• [PROBLEM TO WORK ON]: Skip all pictures. Write out the data below from its first line through the line that contains "const angleStep = 0.2;".

• [INPUT RECORDS]:

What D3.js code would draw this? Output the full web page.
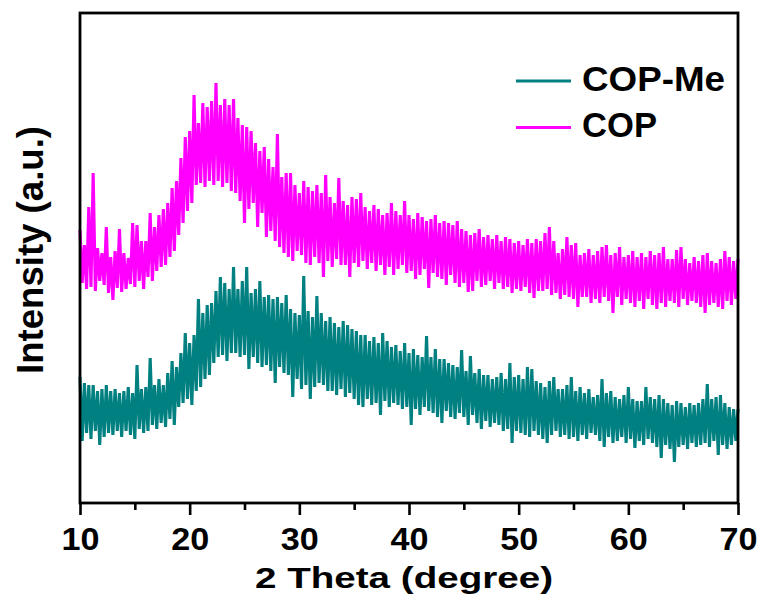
<!DOCTYPE html>
<html>
<head>
<meta charset="utf-8">
<script src="https://cdn.jsdelivr.net/npm/d3@7"></script>
<style>
  body { margin: 0; background: #fff; }
  svg { display: block; }
  text { font-family: Arial, "Liberation Sans", sans-serif; font-weight: bold; fill: #000; }
</style>
</head>
<body>
<svg id="chart" width="761" height="603"></svg>
<script>
// XRD scan grid: 2θ from 10° to 70° in 0.2° steps
const angleStart = 10;
const angleStep = 0.2;

// COP-Me intensity (a.u.), one row per degree
const copMe = [
  126, 62, 120, 70, 118,
  64, 118, 72, 112, 58,
  114, 66, 118, 70, 112,
  68, 114, 72, 110, 66,
  112, 72, 116, 68, 110,
  64, 138, 74, 114, 70,
  116, 72, 145, 78, 118,
  74, 124, 80, 118, 76,
  130, 84, 142, 78, 136,
  96, 150, 100, 170, 104,
  160, 98, 168, 112, 204,
  116, 190, 124, 198, 128,
  200, 140, 212, 146, 226,
  148, 220, 142, 214, 150,
  236, 150, 214, 146, 222,
  148, 236, 134, 210, 146,
  214, 140, 222, 136, 206,
  138, 208, 132, 204, 120,
  206, 136, 200, 130, 208,
  128, 194, 106, 190, 124,
  188, 114, 227, 118, 192,
  104, 186, 116, 207, 120,
  190, 118, 182, 112, 186,
  112, 180, 108, 176, 114,
  182, 106, 178, 110, 174,
  104, 172, 98, 168, 96,
  168, 104, 162, 98, 166,
  100, 160, 88, 170, 102,
  162, 96, 156, 100, 158,
  98, 152, 94, 160, 96,
  150, 78, 154, 94, 148,
  88, 146, 96, 167, 92,
  146, 90, 154, 86, 144,
  80, 144, 92, 140, 86,
  138, 84, 136, 90, 153,
  86, 132, 78, 147, 88,
  130, 80, 134, 74, 128,
  82, 128, 76, 124, 80,
  126, 78, 130, 72, 124,
  74, 140, 60, 126, 72,
  128, 70, 124, 68, 136,
  66, 134, 72, 122, 68,
  120, 64, 116, 60, 122,
  68, 126, 72, 114, 66,
  114, 68, 118, 64, 126,
  66, 112, 62, 116, 68,
  110, 64, 114, 70, 106,
  68, 108, 62, 124, 56,
  110, 66, 112, 60, 106,
  62, 104, 66, 108, 60,
  116, 64, 104, 55, 102,
  62, 102, 58, 116, 64,
  106, 60, 104, 56, 108,
  45, 104, 58, 100, 54,
  98, 41, 102, 56, 100,
  58, 96, 54, 100, 60,
  98, 56, 100, 58, 104,
  60, 119, 56, 104, 62,
  106, 48, 108, 58, 100,
  54, 96, 58, 94, 62,
  94
];

// COP intensity (a.u.), one row per degree
const cop = [
  273, 220, 258, 214, 296,
  216, 330, 212, 255, 222,
  250, 218, 276, 210, 246,
  203, 252, 215, 274, 211,
  250, 214, 245, 219, 280,
  216, 278, 222, 262, 214,
  262, 226, 290, 222, 276,
  232, 288, 236, 294, 238,
  300, 246, 315, 252, 322,
  268, 345, 280, 366, 292,
  372, 300, 408, 318, 380,
  320, 400, 316, 396, 322,
  402, 318, 420, 322, 398,
  316, 404, 320, 398, 312,
  404, 310, 385, 302, 378,
  280, 376, 294, 372, 300,
  360, 276, 352, 290, 356,
  266, 344, 272, 336, 262,
  369, 256, 326, 250, 330,
  246, 330, 242, 318, 252,
  310, 248, 322, 240, 316,
  238, 312, 246, 318, 240,
  310, 226, 328, 242, 306,
  236, 300, 244, 325, 238,
  302, 238, 298, 226, 306,
  240, 304, 236, 310, 242,
  296, 234, 292, 240, 298,
  232, 294, 238, 288, 228,
  290, 236, 300, 228, 292,
  234, 288, 238, 302, 230,
  288, 232, 284, 224, 290,
  228, 286, 234, 282, 215,
  284, 230, 288, 226, 280,
  224, 282, 218, 280, 228,
  278, 220, 282, 216, 274,
  220, 272, 211, 268, 212,
  270, 222, 274, 216, 266,
  218, 268, 222, 264, 214,
  268, 220, 262, 214, 266,
  216, 264, 210, 260, 214,
  262, 212, 258, 216, 264,
  210, 260, 205, 264, 212,
  262, 212, 270, 214, 276,
  208, 262, 210, 250, 204,
  254, 208, 266, 206, 258,
  204, 260, 196, 248, 206,
  250, 206, 254, 200, 248,
  204, 252, 200, 256, 206,
  258, 202, 248, 190, 250,
  206, 256, 198, 246, 204,
  248, 200, 252, 196, 246,
  202, 250, 194, 246, 204,
  252, 198, 248, 194, 250,
  200, 256, 196, 244, 202,
  244, 200, 253, 196, 256,
  204, 244, 198, 240, 202,
  246, 200, 242, 196, 248,
  190, 250, 198, 242, 200,
  240, 196, 244, 194, 252,
  202, 246, 198, 242, 204,
  244
];

const seriesNames = ["COP-Me", "COP"];
const seriesColors = ["#008080", "#ff00ff"];
const xTickValues = [10, 20, 30, 40, 50, 60, 70];
const xMinorTickValues = [15, 25, 35, 45, 55, 65];
const xTitle = "2 Theta (degree)";
const yTitle = "Intensity (a.u.)";

const svg = d3.select("#chart");
const plot = { left: 80, right: 738, top: 13, bottom: 503 };

const x = d3.scaleLinear().domain([10, 70]).range([plot.left, plot.right]);
const y = d3.scaleLinear().domain([0, 490]).range([plot.bottom, plot.top]);

const line = d3.line()
  .x((d, i) => x(angleStart + i * angleStep))
  .y(d => y(d));

const series = [copMe, cop];

// patterns
svg.append("g").selectAll("path")
  .data(series)
  .join("path")
  .attr("d", d => line(d))
  .attr("fill", "none")
  .attr("stroke", (d, i) => seriesColors[i])
  .attr("stroke-width", 3.1)
  .attr("stroke-linejoin", "bevel");

// minor ticks
svg.append("g")
  .attr("transform", `translate(0,${plot.bottom})`)
  .call(d3.axisBottom(x).tickValues(xMinorTickValues).tickSize(7).tickFormat(""))
  .call(g => g.select(".domain").remove())
  .call(g => g.selectAll(".tick line").attr("stroke", "#000").attr("stroke-width", 2.6));

// major ticks and labels
svg.append("g")
  .attr("transform", `translate(0,${plot.bottom})`)
  .call(d3.axisBottom(x).tickValues(xTickValues).tickSize(12).tickFormat(d3.format("d")))
  .call(g => g.select(".domain").remove())
  .call(g => g.selectAll(".tick line").attr("stroke", "#000").attr("stroke-width", 2.6))
  .call(g => g.selectAll(".tick text")
    .attr("y", 47).attr("dy", 0)
    .attr("font-size", 31)
    .attr("textLength", 38).attr("lengthAdjust", "spacingAndGlyphs")
    .style("font-family", "Arial, 'Liberation Sans', sans-serif")
    .style("font-weight", "bold")
    .attr("fill", "#000"));

// frame
svg.append("rect")
  .attr("x", plot.left).attr("y", plot.top)
  .attr("width", plot.right - plot.left).attr("height", plot.bottom - plot.top)
  .attr("fill", "none").attr("stroke", "#000").attr("stroke-width", 2.8);

// axis titles
svg.append("text")
  .attr("x", 404).attr("y", 588)
  .attr("text-anchor", "middle")
  .attr("font-size", 30)
  .attr("textLength", 298).attr("lengthAdjust", "spacingAndGlyphs")
  .text(xTitle);

svg.append("text")
  .attr("transform", "translate(43,250) rotate(-90)")
  .attr("text-anchor", "middle")
  .attr("font-size", 36)
  .attr("textLength", 248).attr("lengthAdjust", "spacingAndGlyphs")
  .text(yTitle);

// legend
const legend = svg.append("g");
const legendRows = [81, 127.5];
const legendTextLen = [143, 75];
seriesNames.forEach((name, i) => {
  legend.append("line")
    .attr("x1", 516).attr("x2", 571)
    .attr("y1", legendRows[i]).attr("y2", legendRows[i])
    .attr("stroke", seriesColors[i]).attr("stroke-width", 3);
  legend.append("text")
    .attr("x", 582).attr("y", legendRows[i] + 9.5)
    .attr("font-size", 35)
    .attr("textLength", legendTextLen[i]).attr("lengthAdjust", "spacingAndGlyphs")
    .text(name);
});
</script>
</body>
</html>
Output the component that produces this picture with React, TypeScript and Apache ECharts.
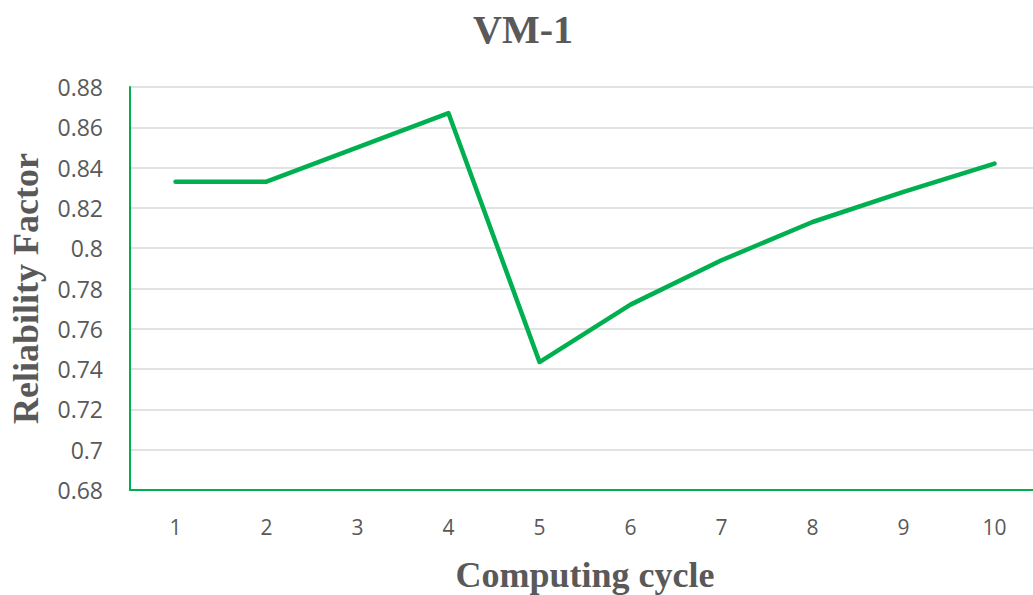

• [FULL OUTPUT]:
What D3.js code would draw this? Output the full web page.
<!DOCTYPE html>
<html>
<head>
<meta charset="utf-8">
<script src="https://cdn.jsdelivr.net/npm/d3@7"></script>
<style>
  body { margin: 0; background: #fff; }
  svg { display: block; }
  text { font-family: Arial, "Liberation Sans", sans-serif; font-weight: bold; fill: #000; }
</style>
</head>
<body>
<svg id="chart" width="761" height="603"></svg>
<script>
// XRD scan grid: 2θ from 10° to 70° in 0.2° steps
const angleStart = 10;
const angleStep = 0.2;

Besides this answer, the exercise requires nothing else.